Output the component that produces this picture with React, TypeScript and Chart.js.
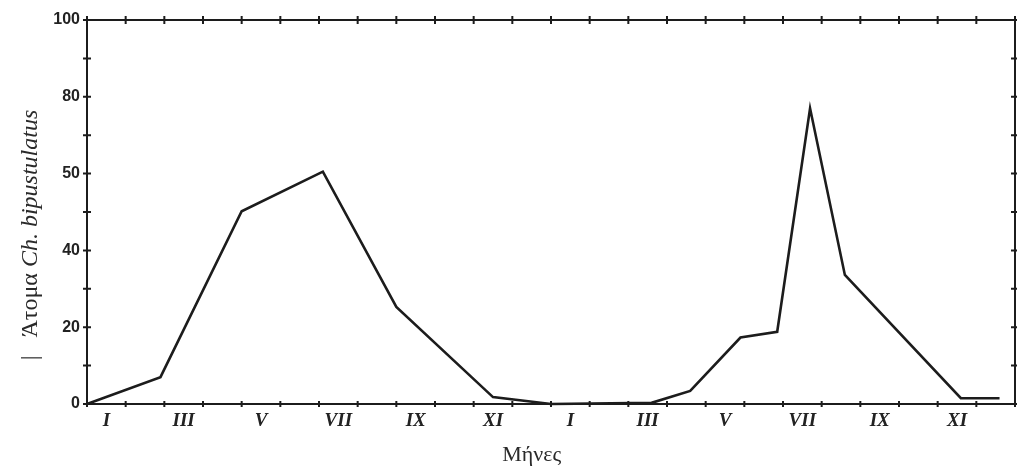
import React, { useEffect, useRef } from "react";
import { Chart, registerables } from "chart.js";

Chart.register(...registerables);

// Data (months counted from January of the first year; 24 months shown)
const monthPositions = [0, 1.9, 4.0, 6.1, 8.0, 10.5, 12.0, 14.6, 15.6, 16.9, 17.85, 18.7, 19.6, 22.6, 23.6];
const individuals = [0, 7, 50.2, 60.5, 25.3, 1.8, 0, 0.3, 3.4, 17.3, 18.8, 77, 33.6, 1.5, 1.5];

const monthLabels = ["I", "III", "V", "VII", "IX", "XI", "I", "III", "V", "VII", "IX", "XI"];
const monthLabelPositions = [0.5, 2.5, 4.5, 6.5, 8.5, 10.5, 12.5, 14.5, 16.5, 18.5, 20.5, 22.5];

const yTickValues = [0, 20, 40, 60, 80, 100];
const yTickLabels = ["0", "20", "40", "50", "80", "100"];

const yTitleUpright = "|   Άτομα ";
const yTitleItalic = "Ch. bipustulatus";
const xTitle = "Μήνες";

const INK = "#1c1c1c";

const framePlugin = {
  id: "frameAndTitles",
  afterDraw(chart: any) {
    const { ctx, chartArea, scales } = chart;
    const xs = scales.x;
    const ys = scales.y;
    const { left, right, top, bottom } = chartArea;
    ctx.save();
    ctx.strokeStyle = INK;
    ctx.lineWidth = 2;
    ctx.beginPath();
    ctx.rect(left, top, right - left, bottom - top);
    ctx.stroke();

    // month tick marks top & bottom, value ticks left & right
    ctx.beginPath();
    for (let m = 0; m <= 24; m++) {
      const px = xs.getPixelForValue(m);
      ctx.moveTo(px, top - 4);
      ctx.lineTo(px, top + 4);
      ctx.moveTo(px, bottom - 3);
      ctx.lineTo(px, bottom + 3);
    }
    for (let v = 0; v <= 100; v += 10) {
      const py = ys.getPixelForValue(v);
      ctx.moveTo(left - 4, py);
      ctx.lineTo(left + 4, py);
      ctx.moveTo(right - 4, py);
      ctx.lineTo(right + 2, py);
    }
    ctx.stroke();

    // y axis title (rotated)
    const cy = (top + bottom) / 2 + 23;
    ctx.translate(31, cy);
    ctx.rotate(-Math.PI / 2);
    ctx.fillStyle = "#2a2a2a";
    ctx.textBaseline = "middle";
    ctx.textAlign = "left";
    const fUp = "24px 'Liberation Serif'";
    const fIt = "italic 24px 'Liberation Serif'";
    ctx.font = fUp;
    const w1 = ctx.measureText(yTitleUpright).width;
    ctx.font = fIt;
    const w2 = ctx.measureText(yTitleItalic).width;
    const start = -(w1 + w2) / 2;
    ctx.font = fUp;
    ctx.fillText(yTitleUpright, start, 0);
    ctx.font = fIt;
    ctx.fillText(yTitleItalic, start + w1, 0);
    ctx.restore();

    // x axis title
    ctx.save();
    ctx.fillStyle = "#2a2a2a";
    ctx.font = "22px 'Liberation Serif'";
    ctx.textAlign = "center";
    ctx.textBaseline = "middle";
    ctx.fillText(xTitle, xs.getPixelForValue(11.5), 455);
    ctx.restore();
  },
};

export default function App() {
  const ref = useRef<HTMLCanvasElement | null>(null);

  useEffect(() => {
    if (!ref.current) return;
    const points = monthPositions.map((m, i) => ({ x: m, y: individuals[i] }));
    const chart = new Chart(ref.current, {
      type: "line",
      data: {
        datasets: [
          {
            data: points,
            borderColor: INK,
            borderWidth: 2.6,
            pointRadius: 0,
            tension: 0,
            fill: false,
            clip: 6,
          },
        ],
      },
      options: {
        animation: false,
        responsive: false,
        events: [],
        layout: { padding: { left: 0, right: 5, top: 20, bottom: 0 } },
        plugins: {
          legend: { display: false },
          tooltip: { enabled: false },
          title: { display: false },
        },
        scales: {
          x: {
            type: "linear",
            min: 0,
            max: 24,
            position: "bottom",
            afterBuildTicks: (scale: any) => {
              scale.ticks = monthLabelPositions.map((v) => ({ value: v }));
            },
            afterFit: (scale: any) => {
              scale.height = 67;
            },
            ticks: {
              autoSkip: false,
              maxRotation: 0,
              padding: 6,
              color: "#222",
              font: { family: "'Liberation Serif'", size: 19, weight: "bold", style: "italic" },
              callback: (_v: any, i: number) => monthLabels[i],
            },
            grid: { display: false, drawTicks: false },
            border: { display: false },
          },
          y: {
            type: "linear",
            min: 0,
            max: 100,
            afterBuildTicks: (scale: any) => {
              scale.ticks = yTickValues.map((v) => ({ value: v }));
            },
            afterFit: (scale: any) => {
              scale.width = 87;
            },
            ticks: {
              padding: 7,
              color: "#222",
              font: { family: "'Liberation Sans'", size: 16, weight: "bold" },
              callback: (_v: any, i: number) => yTickLabels[i],
            },
            grid: { display: false, drawTicks: false },
            border: { display: false },
          },
        },
      },
      plugins: [framePlugin],
    });
    return () => chart.destroy();
  }, []);

  return (
    <div style={{ position: "fixed", left: 0, top: 0, width: 1020, height: 471, background: "#fff" }}>
      <canvas ref={ref} width={1020} height={471} style={{ display: "block" }} />
    </div>
  );
}
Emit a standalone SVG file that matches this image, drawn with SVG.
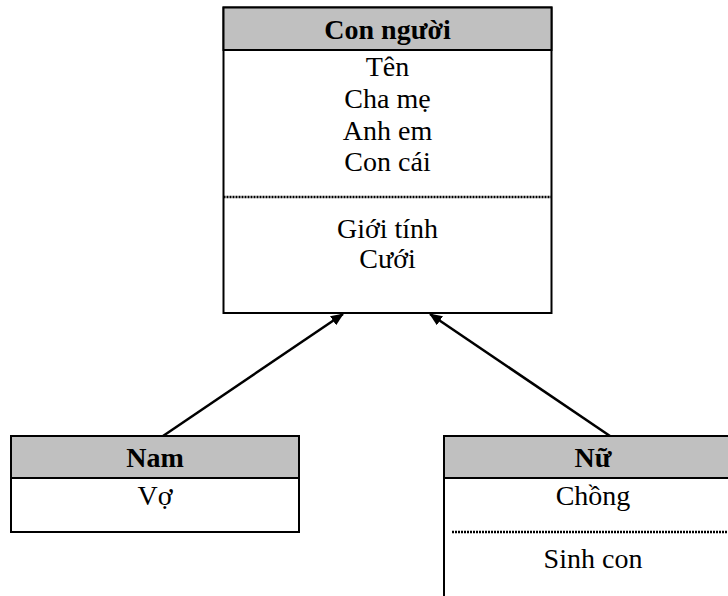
<svg xmlns="http://www.w3.org/2000/svg" width="728" height="596" viewBox="0 0 728 596">
<defs>
<style>
.box{fill:#fff;stroke:#000;stroke-width:2}
.hdr{fill:#c0c0c0;stroke:#000;stroke-width:2}
.t{font-family:"Liberation Serif","Times New Roman",serif;font-size:28px;fill:#000;text-anchor:middle}
.b{font-weight:bold}
.div{stroke:#000;stroke-width:2.5;stroke-dasharray:2 1}
.edge{stroke:#000;stroke-width:2.5;fill:none}
</style>
<marker id="arr" markerWidth="13" markerHeight="11" refX="12" refY="5.5" orient="auto" markerUnits="userSpaceOnUse" viewBox="0 0 13 11">
<path d="M0,0 L13,5.5 L0,11 z" fill="#000"/>
</marker>
</defs>
<g id="con-nguoi">
<rect class="box" x="223.5" y="7.5" width="328" height="305.5"/>
<rect class="hdr" x="223.5" y="7.5" width="328" height="42.5"/>
<text class="t b" x="387.5" y="39">Con người</text>
<text class="t" x="387.5" y="76">Tên</text>
<text class="t" x="387.5" y="108">Cha mẹ</text>
<text class="t" x="387.5" y="140">Anh em</text>
<text class="t" x="387.5" y="171">Con cái</text>
<line class="div" x1="223.5" y1="197" x2="551.5" y2="197"/>
<text class="t" x="387.5" y="238">Giới tính</text>
<text class="t" x="387.5" y="268">Cưới</text>
</g>
<g id="nam">
<rect class="box" x="11" y="436" width="288" height="96"/>
<rect class="hdr" x="11" y="436" width="288" height="42"/>
<text class="t b" x="155" y="467">Nam</text>
<text class="t" x="155" y="505">Vợ</text>
</g>
<g id="nu">
<rect class="box" x="444" y="436" width="300" height="170"/>
<rect class="hdr" x="444" y="436" width="300" height="42"/>
<text class="t b" x="593" y="467">Nữ</text>
<text class="t" x="593" y="505">Chồng</text>
<line class="div" x1="452" y1="532" x2="728" y2="532"/>
<text class="t" x="593" y="568">Sinh con</text>
</g>
<g id="connectors">
<line class="edge" x1="163" y1="436" x2="343" y2="314" marker-end="url(#arr)"/>
<line class="edge" x1="610" y1="436" x2="430" y2="314" marker-end="url(#arr)"/>
</g>
</svg>
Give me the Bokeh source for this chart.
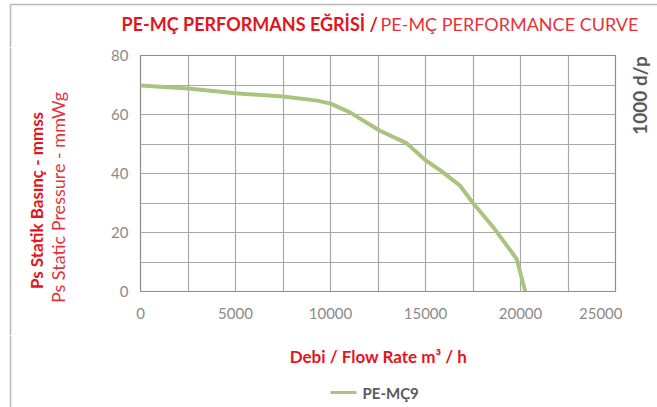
import math
from bokeh.plotting import figure
from bokeh.layouts import column, row
from bokeh.models import SingleIntervalTicker, FixedTicker, Range1d
from bokeh.core.properties import value
from bokeh.embed import file_html
from bokeh.resources import INLINE

# ---- data ----
flow = [0, 2500, 5000, 7500, 9300, 10000, 11000, 12600, 14000, 15000, 15800, 16800, 17500, 18600, 19800, 20250]
pressure = [69.8, 68.8, 67.2, 66.1, 64.7, 63.7, 60.8, 54.5, 50.3, 44.5, 41.0, 36.0, 30.0, 21.5, 11.0, 0.0]
x_ticks = [0, 5000, 10000, 15000, 20000, 25000]
y_ticks = [0, 20, 40, 60, 80]
series_name = "PE-MÇ9"
title_bold = "PE-MÇ PERFORMANS EĞRİSİ /"
title_normal = "PE-MÇ PERFORMANCE CURVE"
ylabel_bold = "Ps Statik Basınç - mmss"
ylabel_normal = "Ps Static Pressure - mmWg"
xlabel = "Debi / Flow Rate m³ / h"
right_note = "1000 d/p"

RED = "#e3141e"
RED2 = "#e5323a"
GRAY = "#8a8a8a"
DARK = "#58595b"
GREEN = "#a9c47f"
BORDER = "#b8b8b8"

W, H = 657, 407
TOP_H = 47          # title strip
MID_H = 288         # main row
BOT_H = H - TOP_H - MID_H
LEFT_W = 70
RIGHT_W = 35
MAIN_W = W - LEFT_W - RIGHT_W

FT, FB = 55, 291     # frame top / bottom in page pixels
FL, FR = 140, 615    # frame left / right in page pixels

HAS_FA = "frame_align" in figure(width=10, height=10).properties()


def blank(w, h, top_b=0, bot_b=0):
    f = figure(width=w, height=h, output_backend="svg", toolbar_location=None,
               x_axis_location=None, y_axis_location=None,
               min_border=0, min_border_left=0, min_border_right=0,
               min_border_top=top_b, min_border_bottom=bot_b)
    if HAS_FA:
        f.frame_align = False
    f.grid.visible = False
    f.outline_line_color = None
    f.background_fill_color = "white"
    f.border_fill_color = "white"
    return f


# page-pixel coordinate system helpers: y ranges expressed as (H - page_y)
def set_ranges(f, x0_page, x1_page, y_top_page, y_bot_page):
    f.x_range = Range1d(x0_page, x1_page)
    f.y_range = Range1d(H - y_bot_page, H - y_top_page)


def txt(f, x, y_page, s, size, color, style="normal", align="center", angle=0.0):
    f.text(x=[x], y=[H - y_page], text=[s], text_font=value("Lato"),
           text_font_size=size, text_color=color, text_font_style=style,
           text_align=align, text_baseline="middle", angle=angle)


def vline(f, x, y0_page, y1_page):
    f.segment(x0=[x], y0=[H - y0_page], x1=[x], y1=[H - y1_page], line_color=BORDER, line_width=1.5)


# ---- top strip: title ----
top = blank(W, TOP_H)
set_ranges(top, 0, W, 0, TOP_H)
top.segment(x0=[10], y0=[H - 4], x1=[W], y1=[H - 4], line_color=BORDER, line_width=1.5)
vline(top, 10, 4, TOP_H)
txt(top, 121, 23, title_bold, "18px", RED, "bold", "left")
txt(top, 380, 23, title_normal, "18px", RED2, "normal", "left")

# ---- middle side strips ----
if HAS_FA:
    left = blank(LEFT_W, MID_H)
    set_ranges(left, 0, LEFT_W, TOP_H, TOP_H + MID_H)
    right = blank(RIGHT_W, MID_H)
    set_ranges(right, LEFT_W + MAIN_W, W, TOP_H, TOP_H + MID_H)
else:
    left = blank(LEFT_W, MID_H, FT - TOP_H, TOP_H + MID_H - FB)
    set_ranges(left, 0, LEFT_W, FT, FB)
    right = blank(RIGHT_W, MID_H, FT - TOP_H, TOP_H + MID_H - FB)
    set_ranges(right, LEFT_W + MAIN_W, W, FT, FB)

vline(left, 10, TOP_H, TOP_H + MID_H)
txt(left, 36, 200, ylabel_bold, "17px", RED, "bold", "center", math.pi / 2)
txt(left, 57, 197, ylabel_normal, "18px", RED2, "normal", "center", math.pi / 2)
txt(right, 639, 95, right_note, "19px", DARK, "bold", "center", math.pi / 2)

# ---- main chart ----
p = figure(width=MAIN_W, height=MID_H, output_backend="svg", toolbar_location=None,
           x_range=(0, 25000), y_range=(0, 80),
           min_border_left=FL - LEFT_W, min_border_right=(LEFT_W + MAIN_W) - FR,
           min_border_top=FT - TOP_H, min_border_bottom=(TOP_H + MID_H) - FB)
if HAS_FA:
    p.frame_align = False
p.outline_line_color = "#8c8c8c"
p.outline_line_width = 1.2
p.background_fill_color = "white"
p.border_fill_color = "white"

p.xaxis.ticker = FixedTicker(ticks=x_ticks)
p.yaxis.ticker = FixedTicker(ticks=y_ticks)
for ax in (p.xaxis[0], p.yaxis[0]):
    ax.axis_line_color = None
    ax.major_tick_line_color = None
    ax.minor_tick_line_color = None
    ax.major_label_text_color = GRAY
    ax.major_label_text_font = "Lato"
    ax.major_label_text_font_size = "15px"
p.xaxis.major_label_standoff = 10
p.yaxis.major_label_standoff = 6

p.xgrid.ticker = SingleIntervalTicker(interval=2500)
p.ygrid.ticker = SingleIntervalTicker(interval=10)
p.xgrid.grid_line_color = "#a8a8a8"
p.ygrid.grid_line_color = "#a8a8a8"
p.xgrid.grid_line_width = 1.2
p.ygrid.grid_line_width = 1.2

p.line(flow, pressure, line_color=GREEN, line_width=4)

# ---- bottom strip: x label + legend ----
TOPB = TOP_H + MID_H
bot = blank(W, BOT_H)
set_ranges(bot, 0, W, TOPB, H)
vline(bot, 10, TOPB, H)
txt(bot, 378, 356, xlabel, "17px", RED, "bold", "center")
# legend swatch + label
bot.segment(x0=[330], y0=[H - 392], x1=[356], y1=[H - 392], line_color=GREEN, line_width=3)
txt(bot, 362, 392, series_name, "15px", DARK, "bold", "left")

layout = column(top, row(left, p, right), bot)
open("out.html", "w").write(file_html(layout, INLINE))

▶ _What you are asked to do_:
Please quote the lines of the material, beginning with the first and ending with the one that contains "Chart.register(...registerables);", exactly as written and without any pictures.

▶ _Answer below_:
Output the component that produces this picture with React, TypeScript and Chart.js.
import React, { useEffect, useRef } from "react";
import { Chart, registerables } from "chart.js";

Chart.register(...registerables);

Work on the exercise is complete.